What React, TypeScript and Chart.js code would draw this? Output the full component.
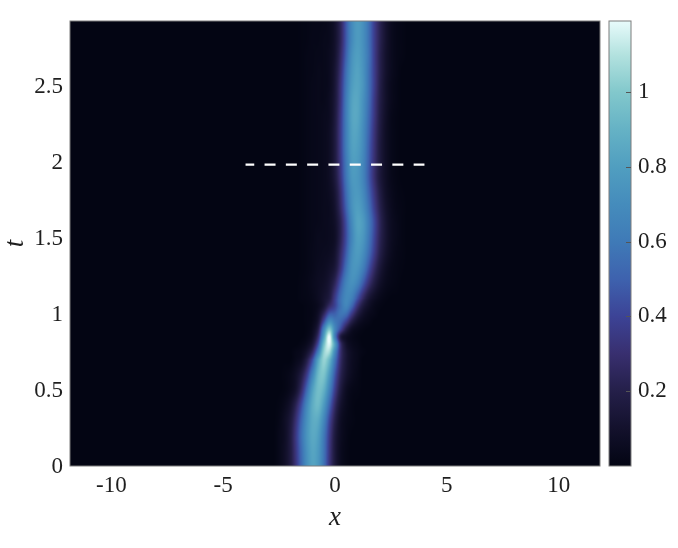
import React, { useEffect, useRef } from "react";
import { Chart, registerables } from "chart.js";

Chart.register(...registerables);

const xTicks = [-10, -5, 0, 5, 10];
const tTicks = [0, 0.5, 1, 1.5, 2, 2.5];
const barTicks = [0.2, 0.4, 0.6, 0.8, 1];
const dashX = [-4, 4];
const dashT = [1.98, 1.98];
const xLimit = 11.85;
const tLimit = 2.924;
const barLimit = 1.19;

const gridX = [-2.5, -2.25, -2, -1.75, -1.5, -1.25, -1, -0.75, -0.5, -0.25, 0, 0.25, 0.5, 0.75, 1, 1.25, 1.5, 1.75, 2, 2.25, 2.5, 2.75, 3];
const gridT = [0, 0.1, 0.2, 0.3, 0.4, 0.5, 0.6, 0.7, 0.75, 0.8, 0.85, 0.9, 0.95, 1, 1.05, 1.1, 1.2, 1.3, 1.4, 1.5, 1.6, 1.7, 1.8, 1.9, 2, 2.1, 2.2, 2.3, 2.4, 2.5, 2.6, 2.7, 2.8, 2.95];
const heat = [
  [.03,.08,.17,.33,.53,.72,.82,.76,.57,.33,.15,.05,.015,0,0,0,0,0,0,0,0,0,0],
  [.03,.08,.17,.34,.54,.73,.83,.77,.58,.34,.15,.05,.015,0,0,0,0,0,0,0,0,0,0],
  [.03,.07,.17,.35,.56,.75,.85,.80,.60,.36,.16,.06,.02,0,0,0,0,0,0,0,0,0,0],
  [.02,.07,.15,.31,.52,.73,.86,.85,.67,.41,.20,.07,.025,.01,0,0,0,0,0,0,0,0,0],
  [.01,.04,.10,.23,.43,.68,.87,.93,.78,.52,.27,.11,.04,.01,0,0,0,0,0,0,0,0,0],
  [0,.01,.04,.11,.28,.54,.81,.95,.89,.65,.37,.17,.06,.02,.01,0,0,0,0,0,0,0,0],
  [0,.01,.03,.08,.18,.37,.66,.93,.98,.77,.46,.23,.11,.05,.02,0,0,0,0,0,0,0,0],
  [0,0,0,.03,.07,.20,.44,.82,1.04,.92,.58,.28,.13,.06,.03,0,0,0,0,0,0,0,0],
  [0,0,0,.02,.04,.11,.27,.62,1.03,1.07,.68,.30,.13,.06,.03,.01,0,0,0,0,0,0,0],
  [0,0,0,0,.015,.05,.15,.44,.95,1.17,.80,.30,.10,.04,.02,0,0,0,0,0,0,0,0],
  [0,0,0,0,0,.02,.08,.30,.80,1.19,.62,.18,.07,.03,.01,0,0,0,0,0,0,0,0],
  [0,0,0,0,0,.01,.05,.20,.65,.98,.66,.42,.20,.07,.03,.01,0,0,0,0,0,0,0],
  [0,0,0,0,0,.01,.03,.12,.42,.70,.60,.52,.38,.20,.09,.04,.02,0,0,0,0,0,0],
  [0,0,0,0,0,.01,.02,.08,.25,.47,.50,.58,.55,.36,.19,.09,.04,.02,0,0,0,0,0],
  [0,0,0,0,0,.01,.02,.05,.13,.28,.40,.56,.66,.52,.31,.16,.08,.03,.01,0,0,0,0],
  [0,0,0,0,.01,.015,.03,.06,.11,.18,.37,.56,.68,.63,.45,.27,.14,.07,.03,.01,0,0,0],
  [0,0,0,0,.01,.02,.04,.06,.08,.13,.25,.46,.65,.72,.65,.48,.31,.18,.09,.04,.02,.01,0],
  [0,0,0,0,.005,.015,.03,.05,.06,.09,.15,.33,.56,.73,.74,.63,.45,.28,.15,.07,.03,.015,.005],
  [0,0,0,0,.005,.015,.03,.04,.05,.06,.11,.27,.48,.70,.78,.71,.55,.37,.21,.11,.05,.02,.01],
  [0,0,0,0,.005,.015,.025,.04,.04,.05,.08,.22,.43,.66,.80,.76,.60,.41,.24,.13,.06,.03,.01],
  [0,0,0,0,.005,.015,.025,.03,.04,.05,.09,.22,.44,.68,.82,.78,.62,.43,.25,.13,.06,.03,.01],
  [0,0,0,0,.005,.015,.025,.03,.04,.05,.11,.27,.50,.72,.80,.73,.57,.38,.22,.11,.05,.02,.01],
  [0,0,0,0,.005,.015,.025,.03,.04,.06,.13,.30,.54,.73,.77,.69,.52,.34,.19,.09,.04,.015,.005],
  [0,0,0,0,.005,.015,.025,.03,.04,.07,.16,.34,.58,.76,.76,.66,.48,.30,.16,.08,.03,.01,0],
  [0,0,0,0,.005,.015,.025,.03,.04,.07,.17,.36,.60,.78,.78,.67,.49,.31,.17,.08,.03,.01,0],
  [0,0,0,0,.005,.015,.025,.03,.04,.07,.17,.37,.62,.80,.80,.69,.50,.32,.17,.08,.03,.01,0],
  [0,0,0,0,.005,.015,.025,.03,.04,.07,.17,.37,.62,.81,.82,.70,.52,.33,.18,.08,.03,.01,0],
  [0,0,0,0,.005,.015,.025,.03,.04,.06,.16,.36,.62,.82,.84,.72,.54,.35,.19,.09,.03,.01,0],
  [0,0,0,0,.005,.015,.025,.03,.03,.06,.15,.34,.61,.81,.84,.73,.56,.36,.20,.10,.04,.015,0],
  [0,0,0,0,.005,.015,.025,.03,.03,.05,.14,.33,.58,.78,.83,.75,.57,.38,.21,.10,.04,.015,0],
  [0,0,0,0,.005,.015,.02,.03,.03,.05,.13,.30,.55,.75,.82,.74,.57,.38,.22,.11,.05,.02,0],
  [0,0,0,0,.005,.015,.02,.025,.03,.05,.11,.27,.50,.72,.80,.73,.58,.38,.22,.11,.05,.02,.01],
  [0,0,0,0,.005,.01,.02,.02,.03,.04,.10,.24,.47,.68,.78,.72,.57,.38,.23,.12,.05,.02,.01],
  [0,0,0,0,.005,.01,.015,.02,.02,.04,.10,.24,.47,.68,.78,.72,.57,.38,.23,.12,.05,.02,.01],
];

const mapValues = [0, 0.1, 0.2, 0.3, 0.4, 0.5, 0.6, 0.7, 0.8, 0.9, 1, 1.1, 1.19];
const mapColors = ["#030513", "#13112c", "#241f49", "#382f6f", "#3c4396", "#3e62ae", "#3f7ab7", "#458cbc", "#509ec0", "#65b2c5", "#82c8cc", "#b3e2df", "#e8fbfb"];

const TEXT = "#1f1f1f";
const EDGE = "#7d7d7d";
const FONT = '"Liberation Serif", serif';

const hexRgb = (h: string) => [1, 3, 5].map((i) => parseInt(h.slice(i, i + 2), 16));
const mapRgb = mapColors.map(hexRgb);

function colorOf(v: number): number[] {
  const c = Math.min(barLimit, Math.max(0, v));
  let i = 0;
  while (i < mapValues.length - 2 && c > mapValues[i + 1]) i++;
  const f = (c - mapValues[i]) / (mapValues[i + 1] - mapValues[i]);
  return [0, 1, 2].map((k) => mapRgb[i][k] + (mapRgb[i + 1][k] - mapRgb[i][k]) * f);
}

const cubic = (a: number, b: number, c: number, d: number, f: number) =>
  b + 0.5 * f * (c - a + f * (2 * a - 5 * b + 4 * c - d + f * (3 * (b - c) + d - a)));

function sampleHeat(x: number, t: number): number {
  const step = gridX[1] - gridX[0];
  const fx = (x - gridX[0]) / step;
  if (fx < -1 || fx > gridX.length) return 0;
  let r = 0;
  while (r < gridT.length - 2 && t > gridT[r + 1]) r++;
  const ft = Math.min(1, Math.max(0, (t - gridT[r]) / (gridT[r + 1] - gridT[r])));
  const ix = Math.floor(fx);
  const gx = fx - ix;
  const rowAt = (n: number) => {
    const row = heat[Math.min(heat.length - 1, Math.max(0, n))];
    const at = (k: number) => (k < 0 || k >= row.length ? 0 : row[k]);
    return cubic(at(ix - 1), at(ix), at(ix + 1), at(ix + 2), gx);
  };
  return Math.max(0, cubic(rowAt(r - 1), rowAt(r), rowAt(r + 1), rowAt(r + 2), ft));
}

const heatPlugin = {
  id: "heatField",
  beforeDatasetsDraw(chart: any) {
    const { ctx, chartArea: a, scales } = chart;
    const left = Math.round(a.left), top = Math.round(a.top);
    const w = Math.round(a.right - a.left), h = Math.round(a.bottom - a.top);
    const off = document.createElement("canvas");
    off.width = w;
    off.height = h;
    const octx = off.getContext("2d")!;
    const img = octx.createImageData(w, h);
    for (let py = 0; py < h; py++) {
      const t = scales.y.getValueForPixel(top + py + 0.5);
      for (let px = 0; px < w; px++) {
        const x = scales.x.getValueForPixel(left + px + 0.5);
        const rgb = colorOf(sampleHeat(x, t));
        const o = (py * w + px) * 4;
        img.data[o] = rgb[0];
        img.data[o + 1] = rgb[1];
        img.data[o + 2] = rgb[2];
        img.data[o + 3] = 255;
      }
    }
    octx.putImageData(img, 0, 0);
    ctx.drawImage(off, left, top);
  },
  afterDraw(chart: any) {
    const { ctx, chartArea: a, scales } = chart;
    const bar = scales.yBar;
    const left = a.right + 9;
    const right = a.right + 31;
    const top = bar.getPixelForValue(barLimit);
    const bottom = bar.getPixelForValue(0);
    const g = ctx.createLinearGradient(0, bottom, 0, top);
    mapValues.forEach((v, i) => g.addColorStop(v / barLimit, mapColors[i]));
    ctx.save();
    ctx.fillStyle = g;
    ctx.fillRect(left, top, right - left, bottom - top);
    ctx.strokeStyle = EDGE;
    ctx.lineWidth = 1;
    ctx.strokeRect(left, top, right - left, bottom - top);
    ctx.strokeRect(a.left, a.top, a.right - a.left, a.bottom - a.top);
    ctx.strokeStyle = "#555555";
    barTicks.forEach((v) => {
      const y = Math.round(bar.getPixelForValue(v)) + 0.5;
      ctx.beginPath();
      ctx.moveTo(right - 5, y);
      ctx.lineTo(right, y);
      ctx.stroke();
    });
    ctx.restore();
  },
};

export default function App() {
  const ref = useRef<HTMLCanvasElement | null>(null);
  useEffect(() => {
    const font = { family: FONT, size: 23 };
    const mathFont = { family: FONT, size: 27, style: "italic" };
    const chart = new Chart(ref.current!, {
      type: "scatter",
      data: {
        datasets: [
          {
            type: "line",
            data: dashX.map((x, i) => ({ x, y: dashT[i] })),
            borderColor: "#ffffff",
            borderWidth: 2.4,
            borderDash: [11, 10.3],
            borderDashOffset: 2.3,
            pointRadius: 0,
            fill: false,
          },
        ],
      },
      options: {
        responsive: false,
        animation: false,
        layout: { padding: { top: 21, right: 0, left: 0, bottom: 0 } },
        plugins: { legend: { display: false }, tooltip: { enabled: false } },
        scales: {
          x: {
            type: "linear",
            min: -xLimit,
            max: xLimit,
            grid: { display: false, drawTicks: false },
            border: { display: false },
            afterBuildTicks: (s: any) => { s.ticks = xTicks.map((value) => ({ value })); },
            afterFit: (s: any) => { s.height = 82; },
            ticks: { font, color: TEXT, padding: 6, maxRotation: 0, callback: (v: any) => String(v) },
            title: { display: true, text: "x", color: TEXT, font: mathFont, padding: { top: 0, bottom: 14 } },
          },
          y: {
            type: "linear",
            min: 0,
            max: tLimit,
            grid: { display: false, drawTicks: false },
            border: { display: false },
            afterBuildTicks: (s: any) => { s.ticks = tTicks.map((value) => ({ value })); },
            afterFit: (s: any) => { s.width = 70; },
            ticks: { font, color: TEXT, padding: 7, labelOffset: 1, callback: (v: any) => String(v) },
            title: { display: true, text: "t", color: TEXT, font: mathFont, padding: { top: 0, bottom: 0 } },
          },
          yBar: {
            type: "linear",
            axis: "y",
            position: "right",
            min: 0,
            max: barLimit,
            grid: { display: false, drawTicks: false },
            border: { display: false },
            afterBuildTicks: (s: any) => { s.ticks = barTicks.map((value) => ({ value })); },
            afterFit: (s: any) => { s.width = 78; s.paddingTop = 0; s.paddingBottom = 0; },
            ticks: { font, color: TEXT, padding: 38, labelOffset: 0, callback: (v: any) => String(v) },
          },
        },
      } as any,
      plugins: [heatPlugin],
    } as any);
    return () => chart.destroy();
  }, []);
  return (
    <div style={{ position: "fixed", left: 0, top: 0, width: 678, height: 548, background: "#fff" }}>
      <canvas ref={ref} width={678} height={548} style={{ display: "block" }} />
    </div>
  );
}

▶ **GOAL**: Please quote the lines of the material, beginning with the first and ending with the one that contains "const barLimit = 1.19;", exactly as written and without any pictures.

▶ **WRITTEN ANSWER**:
What React, TypeScript and Chart.js code would draw this? Output the full component.
import React, { useEffect, useRef } from "react";
import { Chart, registerables } from "chart.js";

Chart.register(...registerables);

const xTicks = [-10, -5, 0, 5, 10];
const tTicks = [0, 0.5, 1, 1.5, 2, 2.5];
const barTicks = [0.2, 0.4, 0.6, 0.8, 1];
const dashX = [-4, 4];
const dashT = [1.98, 1.98];
const xLimit = 11.85;
const tLimit = 2.924;
const barLimit = 1.19;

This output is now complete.